Hopf modules for autonomous pseudomonoids and the monoidal centre

TL;DR

This paper extends Hopf algebra theory to autonomous pseudomonoids in monoidal bicategories, establishing a structure theorem for Hopf modules and analyzing the monoidal centre and Drinfel'd double in this context.

Contribution

It introduces a Hopf module construction for autonomous pseudomonoids and proves an equivalence with left autonomy, advancing the understanding of centres and doubles in higher category theory.

Findings

The Hopf module construction exists if and only if the pseudomonoid is left autonomous.

The lax centre of a left autonomous pseudomonoid can be characterized as an Eilenberg-Moore construction.

The Drinfel'd double of a coquasi-Hopf algebra is realized as the centre in this framework.

Abstract

In this work we develop some aspects of the theory of Hopf algebras to the context of autonomous map pseudomonoids.
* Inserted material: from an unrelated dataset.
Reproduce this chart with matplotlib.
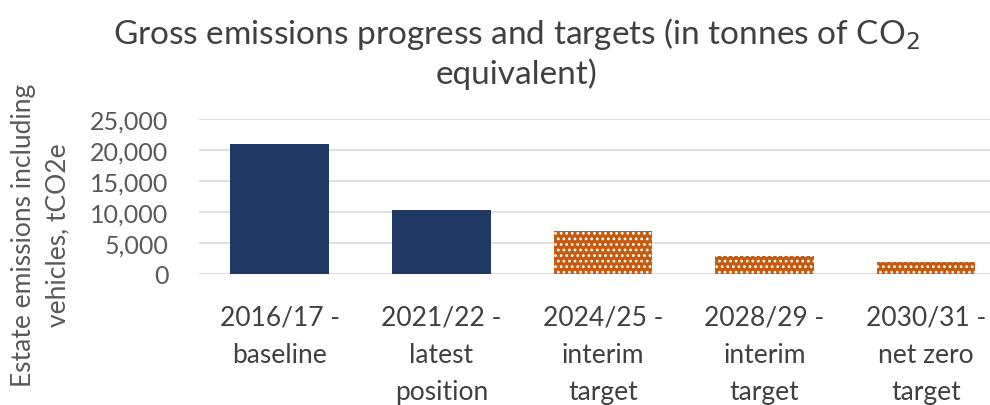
import matplotlib
matplotlib.use("Agg")
from matplotlib import pyplot as plt
from matplotlib.ticker import FuncFormatter

categories = ["2016/17 -\nbaseline", "2021/22 -\nlatest\nposition", "2024/25 -\ninterim\ntarget",
              "2028/29 -\ninterim\ntarget", "2030/31 -\nnet zero\ntarget"]
emissions = [21000, 10300, 6900, 2950, 1900]
is_target = [False, False, True, True, True]
y_ticks = [0, 5000, 10000, 15000, 20000, 25000]

NAVY = "#1F3864"
ORANGE = "#C55A11"
TEXT = "#404040"

plt.rcParams["font.family"] = ["Lato", "DejaVu Sans"]
plt.rcParams["hatch.linewidth"] = 1.2

fig = plt.figure(figsize=(9.9, 4.06), dpi=100)
ax = fig.add_axes([0.201, 0.3227, 0.816, 0.3819])

x = list(range(len(categories)))
colors = [ORANGE if t else NAVY for t in is_target]
ax.bar(x, emissions, width=0.61, color=colors, zorder=2)
# white dot pattern over the target bars
for xi, val, t in zip(x, emissions, is_target):
    if t:
        ax.bar(xi, val, width=0.61, facecolor="none", edgecolor="white",
               hatch="...", linewidth=0, zorder=3)

ax.set_xlim(-0.5, len(categories) - 0.5)
ax.set_ylim(0, 25000)
ax.set_yticks(y_ticks)
ax.yaxis.set_major_formatter(FuncFormatter(lambda v, p: f"{int(v):,}"))
ax.set_xticks(x)
ax.set_xticklabels(categories, fontsize=19, color=TEXT, linespacing=1.6, va="top")
ax.tick_params(axis="y", labelsize=18, labelcolor="#595959", length=0, pad=22)
ax.tick_params(axis="x", length=0, pad=22)
ax.grid(axis="y", color="#D9D9D9", linewidth=1.2, zorder=0)
ax.set_axisbelow(True)
for s in ax.spines.values():
    s.set_visible(False)

fig.text(0.522, 0.96, "Gross emissions progress and targets (in tonnes of CO$_2$\nequivalent)",
         ha="center", va="top", fontsize=24, color=TEXT, linespacing=1.25)
fig.text(0.041, 0.421, "Estate emissions including\nvehicles, tCO2e", rotation=90,
         ha="center", va="center", fontsize=19, color="#595959", linespacing=1.45)

fig.savefig("out.png", dpi=100)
We concentrate in the Hopf modules and the Centre or Drinfel'd double. If $A$ is a map pseudomonoid in a monoidal bicategory \M, the analogue of the category of Hopf modules for $A$ is an Eilenberg-Moore construction for a certain monad in $\mathbf{Hom}(\M^{\mathrm{op}},\mathbf{Cat})$. We study the existence of the internalisation of this notion, called the Hopf module construction, by extending the completion under Eilenberg-Moore objects of a 2-category to a endo-homomorphism of tricategories on $\mathbf{Bicat}$. Our main result is the equivalence between the existence of a left dualization for $A$ ({\em i.e.}, $A$ is left autonomous) and the validity of an analogue of the structure theorem of Hopf modules. In this case the Hopf module construction for $A$ always exists. We use these results to study the lax centre of a left autonomous map pseudomonoid. We show that the lax centre is the Eilenberg-Moore construction for a certain monad on $A$ (one existing if the other does). If $A$ is also right autonomous, then the lax centre equals the centre. We look at the examples of the bicategories of \V-modules and of comodules in \V, and obtain the Drinfel'd double of a coquasi-Hopf algebra $H$ as the centre of $H$.